Fewer Chinese couples want second child than expected: media

AFP
October 30, 2014 14:45 MYT
Chinese academics have called for an across-the-board two-child policy to be introduced to tackle emerging labour shortages.
Far fewer Chinese couples applied to have a second child than expected after a relaxation of the country's "one child" policy, state-run media reported Thursday, highlighting the ageing nation's demographic challenges.
The world's most populous country has restricted most families to a single child since the late 1970s, but the Communist party said in November that couples would be allowed to have two offspring so long as one of the parents is an only child, rather than both.
Authorities had expected the change to result in more than two million extra births a year, but out of more than 11 million couples eligible, only 700,000 had applied for permission by the end of August, the China Daily newspaper said, citing the National Health and Family Planning Commission.

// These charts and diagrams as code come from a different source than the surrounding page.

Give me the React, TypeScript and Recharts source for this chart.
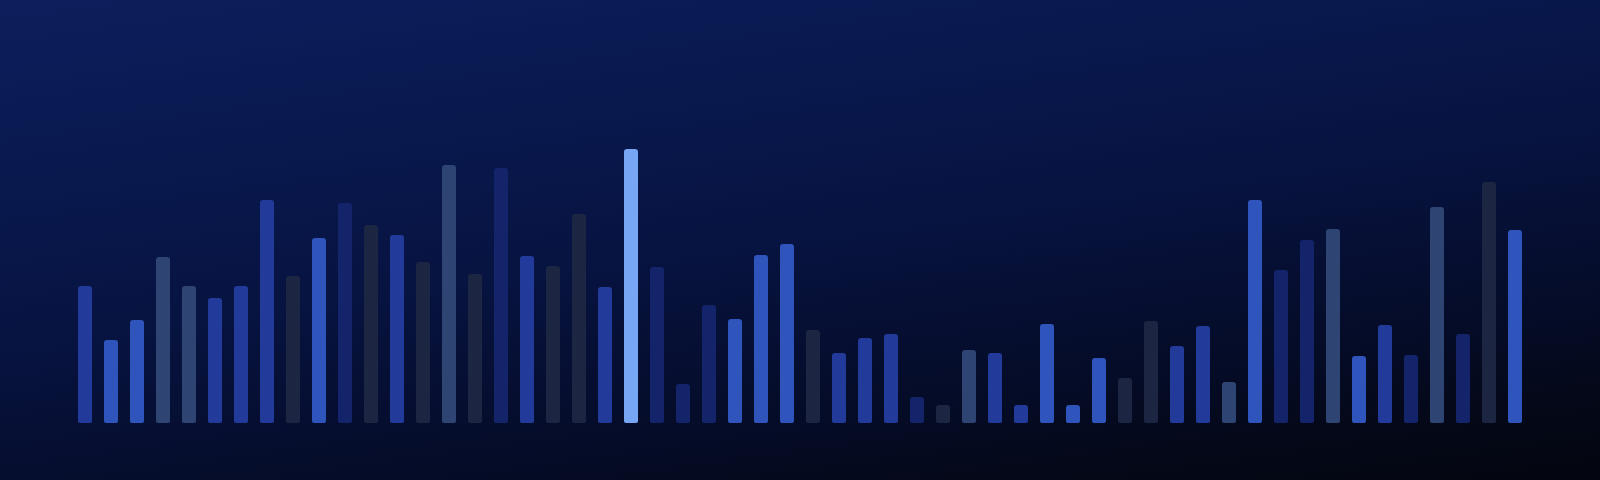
import { BarChart, Bar, XAxis, YAxis, Cell } from "recharts"

// one value per bar, left to right
const values = [
  137, 83, 103, 166, 137, 125, 137, 223, 147, 185, 220, 198, 188, 161,
  258, 149, 255, 167, 157, 209, 136, 274, 156, 39, 118, 104, 168, 179,
  93, 70, 85, 89, 26, 18, 73, 70, 18, 99, 18, 65, 45, 102,
  77, 97, 41, 223, 153, 183, 194, 67, 98, 68, 216, 89, 241, 193,
]

// series group of each bar
const groups = [
  "core", "bright", "bright", "slate", "slate", "core", "core", "core", "shadow", "bright", "navy", "shadow", "core", "shadow",
  "slate", "shadow", "navy", "core", "shadow", "shadow", "core", "peak", "navy", "navy", "navy", "bright", "bright", "bright",
  "shadow", "core", "core", "core", "navy", "shadow", "slate", "core", "core", "bright", "bright", "bright", "shadow", "shadow",
  "core", "core", "slate", "bright", "navy", "navy", "slate", "bright", "core", "navy", "slate", "navy", "shadow", "bright",
]

const groupColors: Record<string, string> = {
  core: "#223b9b",
  bright: "#2f54bb",
  slate: "#2e4574",
  shadow: "#1c2643",
  navy: "#13246a",
  peak: "#77a6f5",
}

const data = values.map((value, i) => ({ id: `b${i + 1}`, value, group: groups[i] }))

export default function App() {
  return (
    <div
      style={{
        width: 1600,
        height: 480,
        background:
          "linear-gradient(172deg, #0c1f5c 0%, #09194f 25%, #071340 50%, #050c28 75%, #040818 88%, #03060f 100%)",
      }}
    >
      <style>{"body{margin:0}"}</style>
      <BarChart
        width={1600}
        height={480}
        data={data}
        margin={{ top: 123, right: 72, bottom: 57, left: 72 }}
        barSize={14}
      >
        <XAxis dataKey="id" hide />
        <YAxis hide domain={[0, 300]} />
        <Bar dataKey="value" radius={[3, 3, 2, 2]} isAnimationActive={false}>
          {data.map((d) => (
            <Cell key={d.id} fill={groupColors[d.group]} />
          ))}
        </Bar>
      </BarChart>
    </div>
  )
}
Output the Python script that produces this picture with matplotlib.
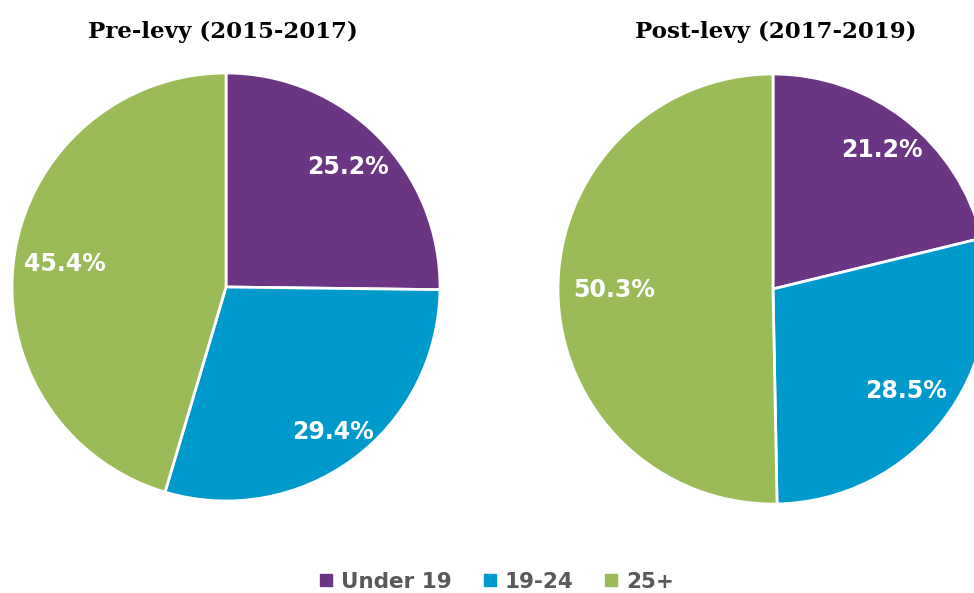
import numpy as np
import matplotlib.pyplot as plt
from matplotlib.lines import Line2D

# data
categories = ['Under 19', '19-24', '25+']
pre_levy = [25.2, 29.4, 45.4]
post_levy = [21.2, 28.5, 50.3]
titles = ['Pre-levy (2015-2017)', 'Post-levy (2017-2019)']
colors = ['#6B3583', '#0099CC', '#9BBB59']

# label distances from centre (fraction of radius), Excel "best fit"
pre_dist = [0.80, 0.84, 0.76]
post_dist = [0.82, 0.78, 0.74]

W, H = 974, 593
fig = plt.figure(figsize=(W / 100, H / 100), dpi=100)


def pie_axes(cx, cy, r):
    # axes box in pixels -> figure fraction
    return fig.add_axes([(cx - r) / W, (H - cy - r) / H, 2 * r / W, 2 * r / H])


def draw_pie(ax, vals, dists, title, title_x):
    wedges, _ = ax.pie(vals, colors=colors, startangle=90, counterclock=False,
                       wedgeprops=dict(edgecolor='white', linewidth=2))
    for w, v, d in zip(wedges, vals, dists):
        mid = np.deg2rad((w.theta1 + w.theta2) / 2)
        ax.text(d * np.cos(mid), d * np.sin(mid), f'{v:.1f}%',
                ha='center', va='center', color='white',
                fontsize=17, fontweight='bold', family='DejaVu Sans')
    ax.set_xlim(-1, 1)
    ax.set_ylim(-1, 1)
    ax.set_aspect('equal')
    ax.axis('off')
    fig.text(title_x / W, 1 - 32 / H, title, ha='center', va='center',
             fontsize=16.5, fontweight='bold', family='DejaVu Serif')
    return wedges


ax1 = pie_axes(226, 287, 214)
draw_pie(ax1, pre_levy, pre_dist, titles[0], 223)

ax2 = pie_axes(773, 289, 215)
draw_pie(ax2, post_levy, post_dist, titles[1], 776)

handles = [Line2D([], [], marker='s', linestyle='none', markersize=8,
                  markerfacecolor=c, markeredgecolor=c) for c in colors]
fig.legend(handles, categories, loc='center', bbox_to_anchor=(497 / W, 11 / H),
           ncol=3, frameon=False, handlelength=0.6, handletextpad=0.4,
           columnspacing=1.45,
           prop=dict(family='DejaVu Sans', weight='bold', size=15.5),
           labelcolor='#595959')

fig.savefig('out.png', dpi=100)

Of those, 620,000 had been authorised, it added.
China has a population of 1.36 billion, the National Bureau of Statistics said in January, but its working-age population fell by 2.44 million last year.
Over-60s accounted for 14.9 percent of the total, it said, and projections show that they will represent one in four of the population -- 350 million people -- by 2030.
The lower-than-expected desire to have more children might reflect changing perceptions of reproduction, particularly in cities, said Lu Jiehua, a demography professor at Peking University, according to the report.
The new policy mostly affects couples in urban areas, where the family planning policy has been implemented more strictly than in the countryside.
But education and housing are expensive in cities, and reliance on children in old age is lower, making multiple offspring less necessary.
Chinese academics have called for an across-the-board two-child policy to be introduced to tackle emerging labour shortages.
China's birth limit policies have at times been brutally enforced, with authorities relying on permits, fines, and, in some cases forced sterilisations and late-term abortions.
Beijing says the policy prevented food shortages and laid the foundations for the country's recent economic growth.